En découdre : Voix multiples
Scène

En découdre : Voix multiples

Croisement entre les mots de Luc Tartar et les images d’Eric Jean, En découdre est un spectacle dont l’incohérence a le mérite d’être troublante.

Désassemblé. Disjoint. Disloqué. Décousu. Ce sont les mots qui nous viennent en tête lorsque le rideau tombe sur le spectacle de 60 minutes qu’Eric Jean a imaginé à partir d’un texte plutôt poétique du Français Luc Tartar intitulé En découdre.

De la part d’un metteur en scène qui affectionne depuis ses débuts, il y a une quinzaine d’années, le fragmentaire et l’impressionniste, la logique du rêve, de l’inconscient et du fantasme, les corps soulevés et les esprits entravés, on ne s’attendait bien évidemment pas à un objet convenu ou conforme. Tout de même, on ne sait trop quoi penser de cette suite de tableaux que rien ne semble fédérer.

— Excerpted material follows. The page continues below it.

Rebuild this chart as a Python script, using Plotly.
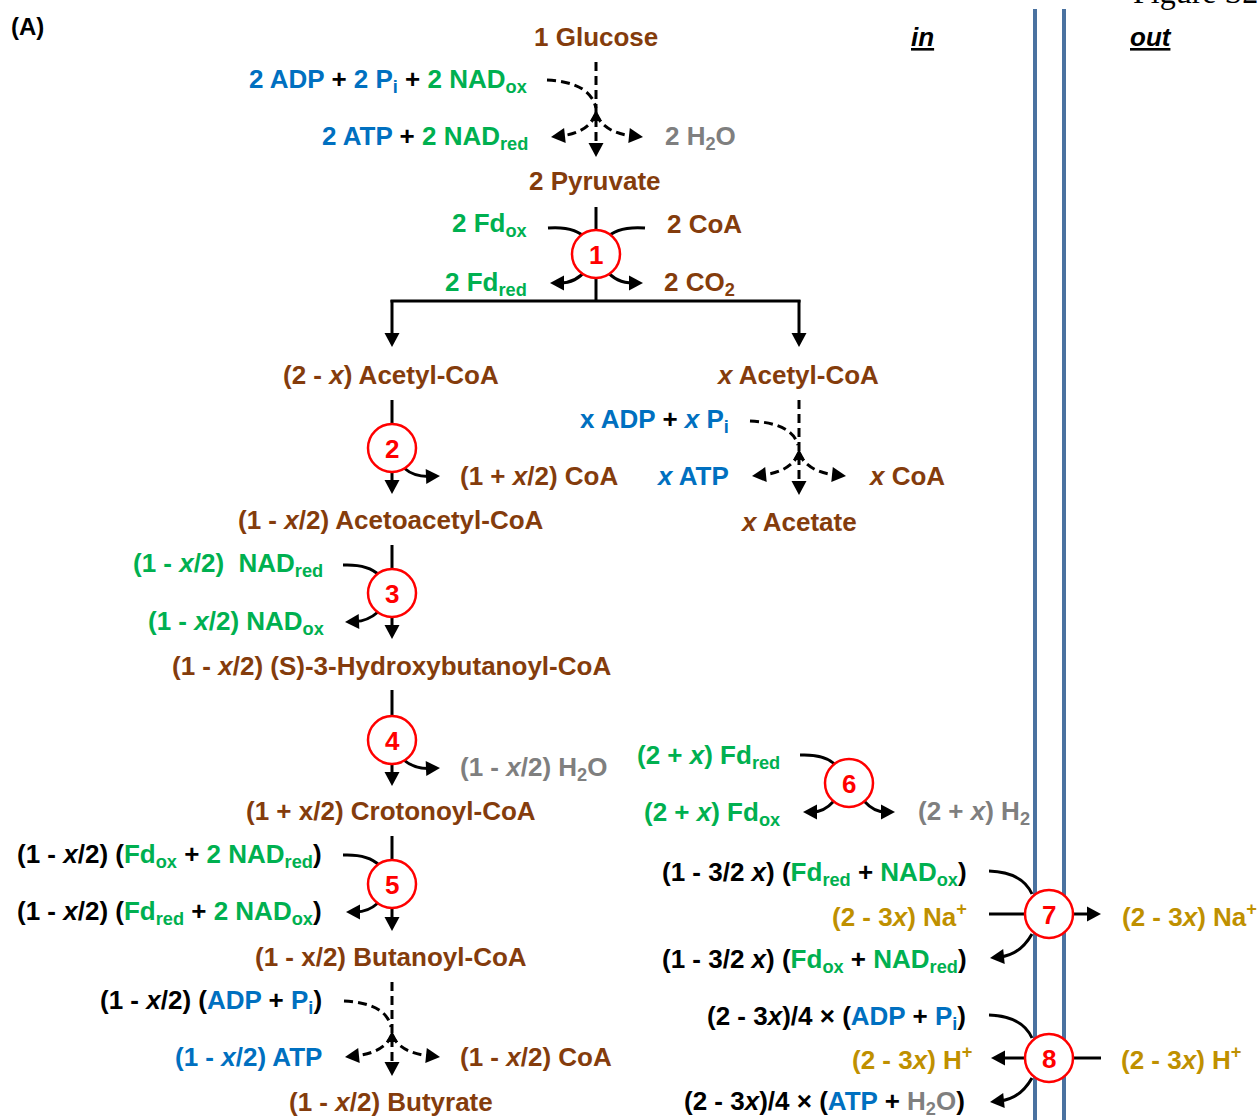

Or, il faut savoir que le spectacle aborde la schizophrénie, une condition qui induit bien entendu une certaine confusion de la pensée, un état que le metteur en scène a forcément cherché à faire partager. Il y a donc un chaos à admettre quand on passe la porte du Quat’Sous ces jours-ci. Reste que traduire la maladie mentale, représenter la folie, pénétrer les dédales du cerveau… Eric Jean l’avait fait de manière nettement plus concluante avec Hippocampe et Chasseurs.

Dans un espace froid, clinique, recouvert de carrelage noir, éclairé au néon, une jeune femme entreprend de se battre contre le mal qui l’habite, choisit d’opposer au diagnostic sa rage de vivre, sa détermination à garder la tête hors de l’eau. Le déséquilibre avec lequel elle devra apprendre à composer – une quête d’identité menée à toute allure – s’exprime par un dédoublement. Ainsi, Catherine Audet et Aude Rioland incarnent l’héroïne alors que Matthieu Girard et Simon-Xavier Lefebvre donnent corps à un garçon dont les hantises répondent à celles de la jeune schizophrène. Frédérike Bédard et Stéphane Jacques sont les parents désarçonnés.

La musique omniprésente de (ou remixée par) Vincent Letellier est un puissant véhicule d’émotion. Le chant aussi. Sans oublier la danse, convulsive, désespérée, qui occupe une place de choix. La choralité de certains passages fait souvent mouche. Et pourtant, malgré des images qui frappent l’imaginaire, des contrepoints et des recoupements convaincants, on reste avec le troublant sentiment d’observer un assemblage de signes hétéroclites. Au moins, on ne sort pas de la salle rassuré. C’est déjà pas mal.